*Dataset excerpt*
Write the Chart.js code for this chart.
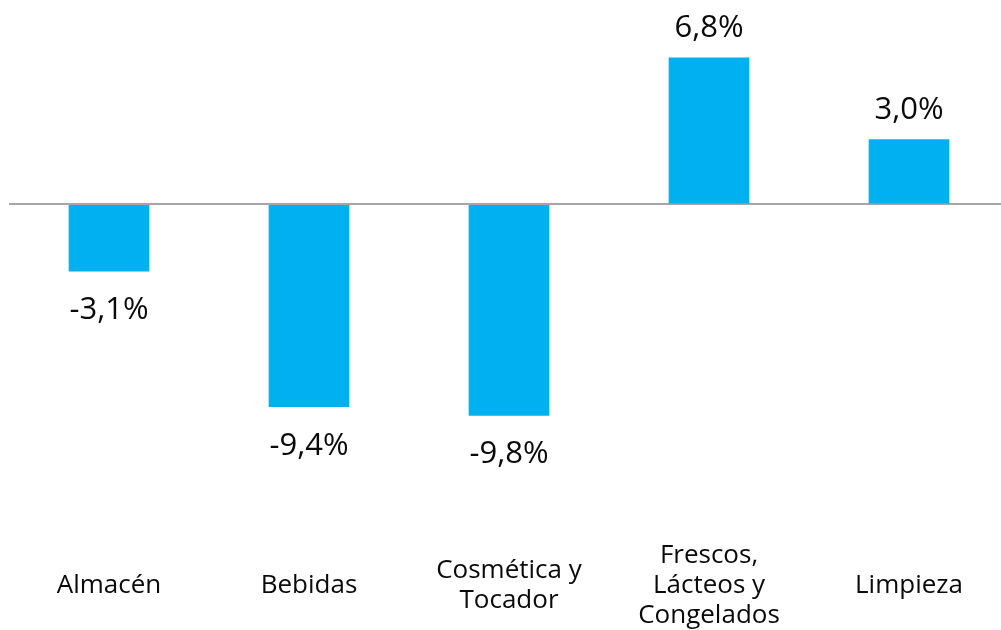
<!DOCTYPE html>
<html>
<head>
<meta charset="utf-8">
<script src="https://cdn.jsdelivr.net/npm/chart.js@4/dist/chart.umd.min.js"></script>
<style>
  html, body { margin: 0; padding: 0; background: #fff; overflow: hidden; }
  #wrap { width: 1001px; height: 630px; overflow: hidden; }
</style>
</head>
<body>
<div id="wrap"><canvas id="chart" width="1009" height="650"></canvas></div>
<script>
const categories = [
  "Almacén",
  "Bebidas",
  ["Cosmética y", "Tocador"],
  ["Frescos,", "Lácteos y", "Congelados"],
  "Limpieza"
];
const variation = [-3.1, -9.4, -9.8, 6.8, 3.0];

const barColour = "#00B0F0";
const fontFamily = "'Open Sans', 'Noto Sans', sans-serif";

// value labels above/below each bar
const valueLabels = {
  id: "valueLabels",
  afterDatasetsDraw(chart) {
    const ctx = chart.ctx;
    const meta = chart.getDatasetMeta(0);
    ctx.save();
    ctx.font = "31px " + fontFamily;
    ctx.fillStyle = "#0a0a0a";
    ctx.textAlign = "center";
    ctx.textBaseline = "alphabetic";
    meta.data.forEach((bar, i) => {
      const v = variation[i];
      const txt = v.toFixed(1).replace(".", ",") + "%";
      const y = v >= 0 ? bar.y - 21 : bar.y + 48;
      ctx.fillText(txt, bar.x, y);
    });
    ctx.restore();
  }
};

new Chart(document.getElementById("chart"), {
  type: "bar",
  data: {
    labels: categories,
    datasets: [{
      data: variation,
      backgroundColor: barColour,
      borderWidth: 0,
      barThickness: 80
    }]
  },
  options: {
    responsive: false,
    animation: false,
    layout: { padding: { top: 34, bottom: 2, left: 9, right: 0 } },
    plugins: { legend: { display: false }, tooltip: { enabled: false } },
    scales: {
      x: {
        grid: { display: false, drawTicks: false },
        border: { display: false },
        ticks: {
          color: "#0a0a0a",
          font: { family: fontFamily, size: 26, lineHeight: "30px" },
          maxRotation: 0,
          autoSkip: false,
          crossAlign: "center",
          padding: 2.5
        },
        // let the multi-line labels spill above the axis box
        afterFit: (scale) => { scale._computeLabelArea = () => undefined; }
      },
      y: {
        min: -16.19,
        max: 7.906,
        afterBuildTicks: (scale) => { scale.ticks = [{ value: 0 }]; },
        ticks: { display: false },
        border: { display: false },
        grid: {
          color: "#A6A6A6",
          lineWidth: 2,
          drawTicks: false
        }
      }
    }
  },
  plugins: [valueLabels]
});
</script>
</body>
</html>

*Instructions to follow*
Quote the material in full and exactly; do not carry over its pictures.

*Response to the task*
Write the Chart.js code for this chart.
<!DOCTYPE html>
<html>
<head>
<meta charset="utf-8">
<script src="https://cdn.jsdelivr.net/npm/chart.js@4/dist/chart.umd.min.js"></script>
<style>
  html, body { margin: 0; padding: 0; background: #fff; overflow: hidden; }
  #wrap { width: 1001px; height: 630px; overflow: hidden; }
</style>
</head>
<body>
<div id="wrap"><canvas id="chart" width="1009" height="650"></canvas></div>
<script>
const categories = [
  "Almacén",
  "Bebidas",
  ["Cosmética y", "Tocador"],
  ["Frescos,", "Lácteos y", "Congelados"],
  "Limpieza"
];
const variation = [-3.1, -9.4, -9.8, 6.8, 3.0];

const barColour = "#00B0F0";
const fontFamily = "'Open Sans', 'Noto Sans', sans-serif";

// value labels above/below each bar
const valueLabels = {
  id: "valueLabels",
  afterDatasetsDraw(chart) {
    const ctx = chart.ctx;
    const meta = chart.getDatasetMeta(0);
    ctx.save();
    ctx.font = "31px " + fontFamily;
    ctx.fillStyle = "#0a0a0a";
    ctx.textAlign = "center";
    ctx.textBaseline = "alphabetic";
    meta.data.forEach((bar, i) => {
      const v = variation[i];
      const txt = v.toFixed(1).replace(".", ",") + "%";
      const y = v >= 0 ? bar.y - 21 : bar.y + 48;
      ctx.fillText(txt, bar.x, y);
    });
    ctx.restore();
  }
};

new Chart(document.getElementById("chart"), {
  type: "bar",
  data: {
    labels: categories,
    datasets: [{
      data: variation,
      backgroundColor: barColour,
      borderWidth: 0,
      barThickness: 80
    }]
  },
  options: {
    responsive: false,
    animation: false,
    layout: { padding: { top: 34, bottom: 2, left: 9, right: 0 } },
    plugins: { legend: { display: false }, tooltip: { enabled: false } },
    scales: {
      x: {
        grid: { display: false, drawTicks: false },
        border: { display: false },
        ticks: {
          color: "#0a0a0a",
          font: { family: fontFamily, size: 26, lineHeight: "30px" },
          maxRotation: 0,
          autoSkip: false,
          crossAlign: "center",
          padding: 2.5
        },
        // let the multi-line labels spill above the axis box
        afterFit: (scale) => { scale._computeLabelArea = () => undefined; }
      },
      y: {
        min: -16.19,
        max: 7.906,
        afterBuildTicks: (scale) => { scale.ticks = [{ value: 0 }]; },
        ticks: { display: false },
        border: { display: false },
        grid: {
          color: "#A6A6A6",
          lineWidth: 2,
          drawTicks: false
        }
      }
    }
  },
  plugins: [valueLabels]
});
</script>
</body>
</html>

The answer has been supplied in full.